EXERCISE DESCRIPTION:
Print all of the lines exactly. Any picture among them stays out.

DATA EXTRACT:
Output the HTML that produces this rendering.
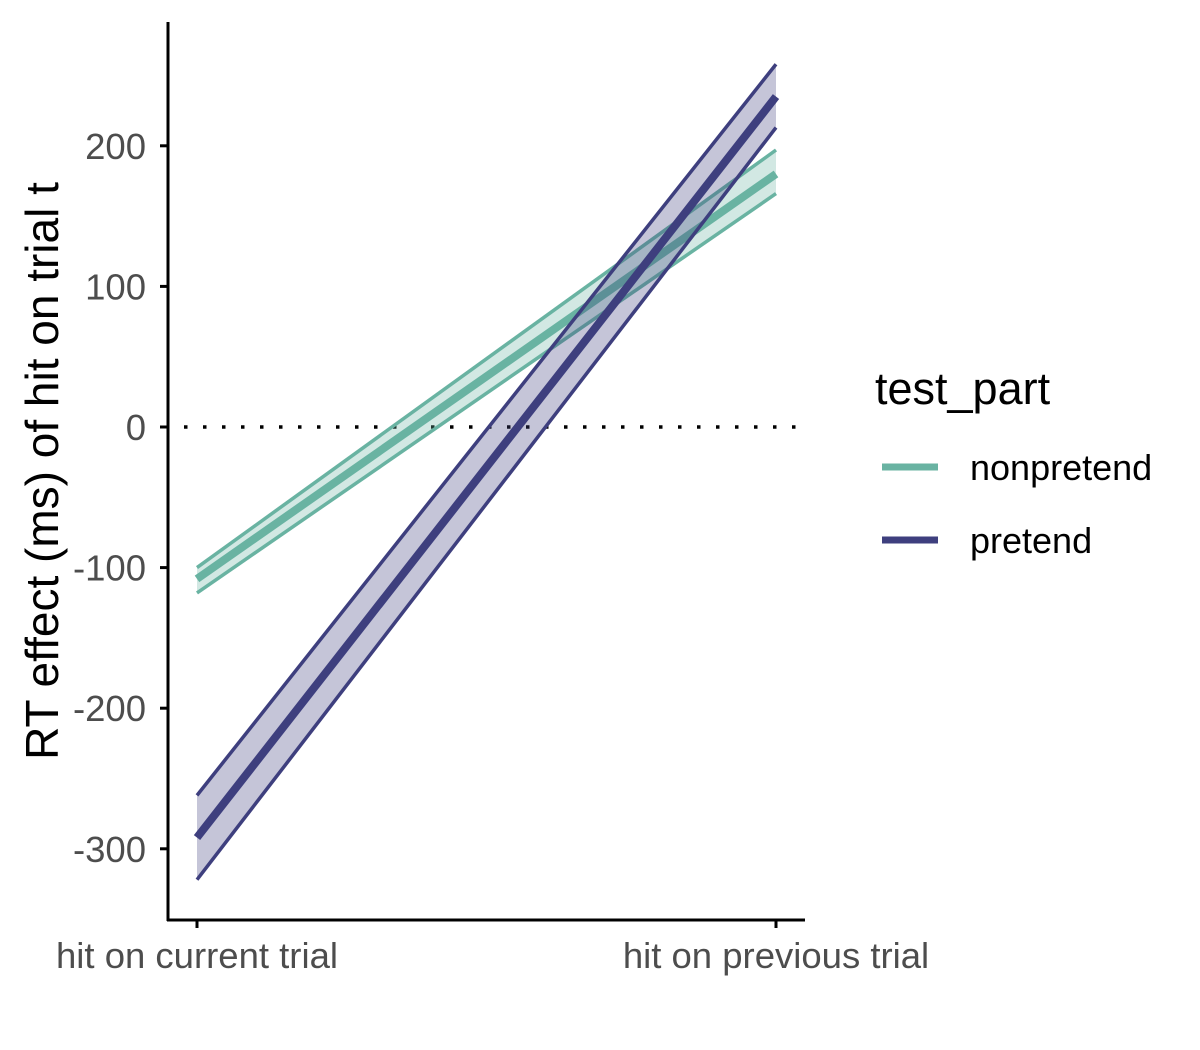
<!DOCTYPE html>
<html><head><meta charset="utf-8"><style>
body{margin:0;background:#fff;}
svg{display:block;font-family:"Liberation Sans",Arial,sans-serif;}
</style></head><body>
<svg id="chart" width="1200" height="1050"></svg>
<script>
const categories=["hit on current trial","hit on previous trial"];
const seriesNames=["nonpretend","pretend"];
const nonpretendMean=[-108,180];
const nonpretendLower=[-118,166];
const nonpretendUpper=[-100,197];
const pretendMean=[-292,235];
const pretendLower=[-322,213];
const pretendUpper=[-262,258];
const yTicks=[-300,-200,-100,0,100,200];
const yTickLabels=["-300","-200","-100","0","100","200"];

const NS="http://www.w3.org/2000/svg";
const svg=document.getElementById('chart');
function y(v){return 427-v*1.406;}
function x(i){return 197+i*579;}
function mk(tag,attrs,parent){const e=document.createElementNS(NS,tag);for(const k in attrs)e.setAttribute(k,attrs[k]);(parent||svg).appendChild(e);return e;}

let zl=mk('line',{x1:184,x2:800,y1:y(0),y2:y(0),stroke:'#000','stroke-width':3.5,'stroke-dasharray':'3.5,15.5'});



const series=[
 {name:'nonpretend',mean:nonpretendMean,lo:nonpretendLower,hi:nonpretendUpper,color:'#69b3a2'},
 {name:'pretend',mean:pretendMean,lo:pretendLower,hi:pretendUpper,color:'#3e3f7e'}
];
series.forEach(s=>{
 const g=mk('g',{});
 
 
 const pts=[[x(0),y(s.hi[0])],[x(1),y(s.hi[1])],[x(1),y(s.lo[1])],[x(0),y(s.lo[0])]];
 const rb=mk('polygon',{points:pts.map(p=>p.join(',')).join(' '),fill:s.color,'fill-opacity':0.3},g);
 
 
 [s.lo,s.hi].forEach((arr,k)=>{
  const l=mk('line',{x1:x(0),y1:y(arr[0]),x2:x(1),y2:y(arr[1]),stroke:s.color,'stroke-width':3.5},g);
  
  
 });
 const m=mk('line',{x1:x(0),y1:y(s.mean[0]),x2:x(1),y2:y(s.mean[1]),stroke:s.color,'stroke-width':8},g);
 
 
});

let ya=mk('line',{x1:168,y1:22,x2:168,y2:921,stroke:'#000','stroke-width':3});


let xa=mk('line',{x1:167,y1:920,x2:805,y2:920,stroke:'#000','stroke-width':3});


yTicks.forEach((v,i)=>{
 const t=mk('line',{x1:160,x2:168,y1:y(v),y2:y(v),stroke:'#000','stroke-width':3});
 
 
 const tx=mk('text',{x:146,y:y(v)+13,'text-anchor':'end','font-size':36.5,fill:'#4d4d4d'});
 tx.textContent=yTickLabels[i];
 
 
});
categories.forEach((c,i)=>{
 const t=mk('line',{x1:x(i),x2:x(i),y1:920,y2:928,stroke:'#000','stroke-width':3});
 
 
 const tx=mk('text',{x:x(i),y:968,'text-anchor':'middle','font-size':36.5,fill:'#4d4d4d'});
 tx.textContent=c;
 
 
});
let yt=mk('text',{x:0,y:0,transform:'translate(58,471) rotate(-90)','text-anchor':'middle','font-size':46,fill:'#000'});
yt.textContent='RT effect (ms) of hit on trial t';



const lg=mk('g',{});


let lt=mk('text',{x:875,y:404,'font-size':45,fill:'#000'},lg);
lt.textContent='test_part';


series.forEach((s,i)=>{
 const yy=467+i*73;
 const l=mk('line',{x1:882,x2:938,y1:yy,y2:yy,stroke:s.color,'stroke-width':7},lg);
 
 
 const tx=mk('text',{x:970,y:yy+13,'font-size':36,fill:'#000'},lg);
 tx.textContent=seriesNames[i];
 
 
});
</script>
</body></html>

EXPECTED ANSWER:
Output the HTML that produces this rendering.
<!DOCTYPE html>
<html><head><meta charset="utf-8"><style>
body{margin:0;background:#fff;}
svg{display:block;font-family:"Liberation Sans",Arial,sans-serif;}
</style></head><body>
<svg id="chart" width="1200" height="1050"></svg>
<script>
const categories=["hit on current trial","hit on previous trial"];
const seriesNames=["nonpretend","pretend"];
const nonpretendMean=[-108,180];
const nonpretendLower=[-118,166];
const nonpretendUpper=[-100,197];
const pretendMean=[-292,235];
const pretendLower=[-322,213];
const pretendUpper=[-262,258];
const yTicks=[-300,-200,-100,0,100,200];
const yTickLabels=["-300","-200","-100","0","100","200"];

const NS="http://www.w3.org/2000/svg";
const svg=document.getElementById('chart');
function y(v){return 427-v*1.406;}
function x(i){return 197+i*579;}
function mk(tag,attrs,parent){const e=document.createElementNS(NS,tag);for(const k in attrs)e.setAttribute(k,attrs[k]);(parent||svg).appendChild(e);return e;}

let zl=mk('line',{x1:184,x2:800,y1:y(0),y2:y(0),stroke:'#000','stroke-width':3.5,'stroke-dasharray':'3.5,15.5'});



const series=[
 {name:'nonpretend',mean:nonpretendMean,lo:nonpretendLower,hi:nonpretendUpper,color:'#69b3a2'},
 {name:'pretend',mean:pretendMean,lo:pretendLower,hi:pretendUpper,color:'#3e3f7e'}
];
series.forEach(s=>{
 const g=mk('g',{});
 
 
 const pts=[[x(0),y(s.hi[0])],[x(1),y(s.hi[1])],[x(1),y(s.lo[1])],[x(0),y(s.lo[0])]];
 const rb=mk('polygon',{points:pts.map(p=>p.join(',')).join(' '),fill:s.color,'fill-opacity':0.3},g);
 
 
 [s.lo,s.hi].forEach((arr,k)=>{
  const l=mk('line',{x1:x(0),y1:y(arr[0]),x2:x(1),y2:y(arr[1]),stroke:s.color,'stroke-width':3.5},g);
  
  
 });
 const m=mk('line',{x1:x(0),y1:y(s.mean[0]),x2:x(1),y2:y(s.mean[1]),stroke:s.color,'stroke-width':8},g);
 
 
});

let ya=mk('line',{x1:168,y1:22,x2:168,y2:921,stroke:'#000','stroke-width':3});


let xa=mk('line',{x1:167,y1:920,x2:805,y2:920,stroke:'#000','stroke-width':3});


yTicks.forEach((v,i)=>{
 const t=mk('line',{x1:160,x2:168,y1:y(v),y2:y(v),stroke:'#000','stroke-width':3});
 
 
 const tx=mk('text',{x:146,y:y(v)+13,'text-anchor':'end','font-size':36.5,fill:'#4d4d4d'});
 tx.textContent=yTickLabels[i];
 
 
});
categories.forEach((c,i)=>{
 const t=mk('line',{x1:x(i),x2:x(i),y1:920,y2:928,stroke:'#000','stroke-width':3});
 
 
 const tx=mk('text',{x:x(i),y:968,'text-anchor':'middle','font-size':36.5,fill:'#4d4d4d'});
 tx.textContent=c;
 
 
});
let yt=mk('text',{x:0,y:0,transform:'translate(58,471) rotate(-90)','text-anchor':'middle','font-size':46,fill:'#000'});
yt.textContent='RT effect (ms) of hit on trial t';



const lg=mk('g',{});


let lt=mk('text',{x:875,y:404,'font-size':45,fill:'#000'},lg);
lt.textContent='test_part';


series.forEach((s,i)=>{
 const yy=467+i*73;
 const l=mk('line',{x1:882,x2:938,y1:yy,y2:yy,stroke:s.color,'stroke-width':7},lg);
 
 
 const tx=mk('text',{x:970,y:yy+13,'font-size':36,fill:'#000'},lg);
 tx.textContent=seriesNames[i];
 
 
});
</script>
</body></html>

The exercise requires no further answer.